Kelly Parsons, Head of DC Proposition at Broadstone, commented: “The DWP’s research highlights the growing challenge around pension adequacy in the UK and the extent to which retirement outcomes are still heavily shaped by people’s working lives. The report shows that people with more disrupted employment patterns, lower earnings and caring responsibilities are significantly more likely to face poorer retirement incomes, with women particularly exposed to these risks.
“It underlines how periods spent out of the workforce caring for children or relatives can have a lasting impact on long-term pension saving. For example, there is a significant widening of the gender gap in pension contributions upon the birth of a first child – a divide which continues to increase over the consequent years.
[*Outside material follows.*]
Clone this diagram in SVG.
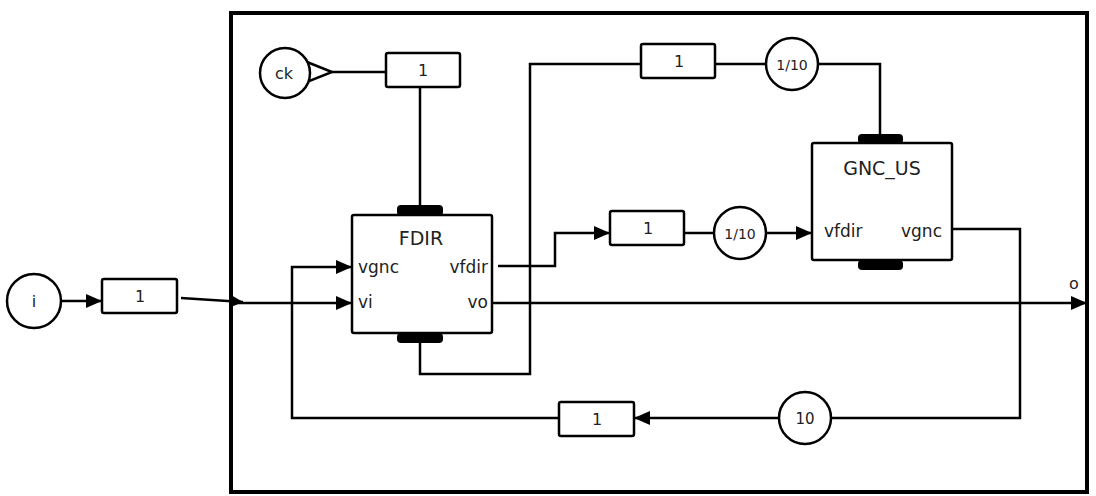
<svg xmlns="http://www.w3.org/2000/svg" width="1096" height="496" viewBox="0 0 1096 496">
<defs>
<style>
.ln{fill:none;stroke:#000;stroke-width:2.5;stroke-linejoin:miter}
.box{fill:#fff;stroke:#000;stroke-width:2.5}
.port{fill:#000;stroke:none}
.t{font-family:"DejaVu Sans","Liberation Sans",sans-serif;fill:#222;font-size:16px}
.p{font-size:17px}
.h{font-size:19px}
.c{text-anchor:middle}
.e{text-anchor:end}
</style>
<marker id="ah" viewBox="0 0 16 14" refX="16" refY="7" markerWidth="16" markerHeight="14" markerUnits="userSpaceOnUse" orient="auto">
<path d="M0,0 L16,7 L0,14 Z" fill="#000"/>
</marker>
<marker id="ahs" viewBox="0 0 12 12" refX="12" refY="6" markerWidth="12" markerHeight="12" markerUnits="userSpaceOnUse" orient="auto">
<path d="M0,0 L12,6 L0,12 Z" fill="#000"/>
</marker>
</defs>
<rect width="1096" height="496" fill="#fff"/>
<g id="frame"><rect x="231" y="13" width="856" height="479" fill="none" stroke="#000" stroke-width="4"/></g>
<g id="connectors">
<path class="ln" d="M61,301 L102,301" marker-end="url(#ah)"/>
<path class="ln" d="M181,298 L243,302" marker-end="url(#ahs)"/>
<path class="ln" d="M232,303 L352,303" marker-end="url(#ah)"/>
<path class="ln" d="M332,72 L385,72"/>
<path class="ln" d="M420,87 L420,205"/>
<path class="ln" d="M498,266 L555,266 L555,233 L610,233" marker-end="url(#ah)"/>
<path class="ln" d="M684,233 L714,233"/>
<path class="ln" d="M766,233 L812,233" marker-end="url(#ah)"/>
<path class="ln" d="M420,343 L420,374 L530,374 L530,64 L641,64"/>
<path class="ln" d="M715,64 L766,64"/>
<path class="ln" d="M818,64 L880,64 L880,134"/>
<path class="ln" d="M492,303 L1087,303" marker-end="url(#ah)"/>
<path class="ln" d="M953,229 L1020,229 L1020,418 L831,418"/>
<path class="ln" d="M779,418 L634,418" marker-end="url(#ah)"/>
<path class="ln" d="M559,418 L292,418 L292,267 L352,267" marker-end="url(#ah)"/>
</g>
<g id="in_i"><circle cx="34" cy="301" r="27" class="box"/><text class="t c" x="34" y="307">i</text></g>
<g id="delay_in"><rect x="102" y="279" width="75" height="34" rx="2" class="box"/><text class="t c" x="140" y="302">1</text></g>
<g id="ck"><path d="M307,62 L332,72 L307,82 Z" fill="#fff" stroke="#000" stroke-width="2.5" stroke-linejoin="miter"/><circle cx="285" cy="73" r="25" class="box"/><text class="t c" x="284" y="79">ck</text></g>
<g id="delay_ck"><rect x="386" y="53" width="74" height="34" rx="2" class="box"/><text class="t c" x="423" y="76">1</text></g>
<g id="FDIR">
<rect x="397" y="205" width="46" height="11" rx="4" class="port"/>
<rect x="397" y="333" width="46" height="10" rx="4" class="port"/>
<rect x="352" y="215" width="140" height="118" rx="2" class="box"/>
<text class="t c h" x="421" y="245">FDIR</text>
<text class="t p" x="358" y="273">vgnc</text>
<text class="t p" x="358" y="308">vi</text>
<text class="t e p" x="488" y="273">vfdir</text>
<text class="t e p" x="488" y="308">vo</text>
</g>
<g id="delay_top"><rect x="641" y="44" width="74" height="34" rx="2" class="box"/><text class="t c" x="679" y="67">1</text></g>
<g id="div_top"><circle cx="792" cy="64" r="26" class="box"/><text class="t c" x="792" y="70" style="font-size:14px">1/10</text></g>
<g id="delay_mid"><rect x="610" y="211" width="74" height="34" rx="2" class="box"/><text class="t c" x="648" y="234">1</text></g>
<g id="div_mid"><circle cx="740" cy="233" r="26" class="box"/><text class="t c" x="740" y="239" style="font-size:14px">1/10</text></g>
<g id="GNC_US">
<rect x="858" y="134" width="45" height="10" rx="4" class="port"/>
<rect x="858" y="260" width="45" height="10" rx="4" class="port"/>
<rect x="812" y="143" width="140" height="117" rx="2" class="box"/>
<text class="t c h" x="882" y="175">GNC_US</text>
<text class="t p" x="824" y="237">vfdir</text>
<text class="t e p" x="942" y="237">vgnc</text>
</g>
<g id="mul10"><circle cx="805" cy="418" r="26" class="box"/><text class="t c" x="805" y="424" style="font-size:15px">10</text></g>
<g id="delay_bot"><rect x="559" y="402" width="75" height="34" rx="2" class="box"/><text class="t c" x="597" y="425">1</text></g>
<g id="out_o"><text class="t c" x="1074" y="289">o</text></g>
</svg>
“This is reflected in the stark disparities in pension wealth emerging as people approach retirement. According to the Pensions Commission, women nearing retirement currently have around half the private pension savings of men, with median pension wealth of £81,000 compared to £156,000 for men.
“Women are more likely to experience interrupted career paths, part-time working and lower lifetime earnings and, as a result, are more likely to reach later life with lower levels of private pension income and greater reliance on the State Pension or the income of their partner.
“The report also reinforces broader concerns around adequacy, with many people approaching retirement lacking confidence that they will achieve the standard of living they expect in later life. While automatic enrolment has transformed pension participation, contribution levels remain too low for many savers, especially those with interrupted or lower-paid careers.
“It is encouraging that the Pensions Commission looks set to focus on how government can reduce the gender pension gap as part of its wider review into the future of the retirement system. This demonstrates why pension policy cannot be separated from wider labour market inequalities. Without further action to support carers, lower earners and people with non-linear careers, there is a real danger that today’s working patterns continue to translate into entrenched financial inequalities in retirement.”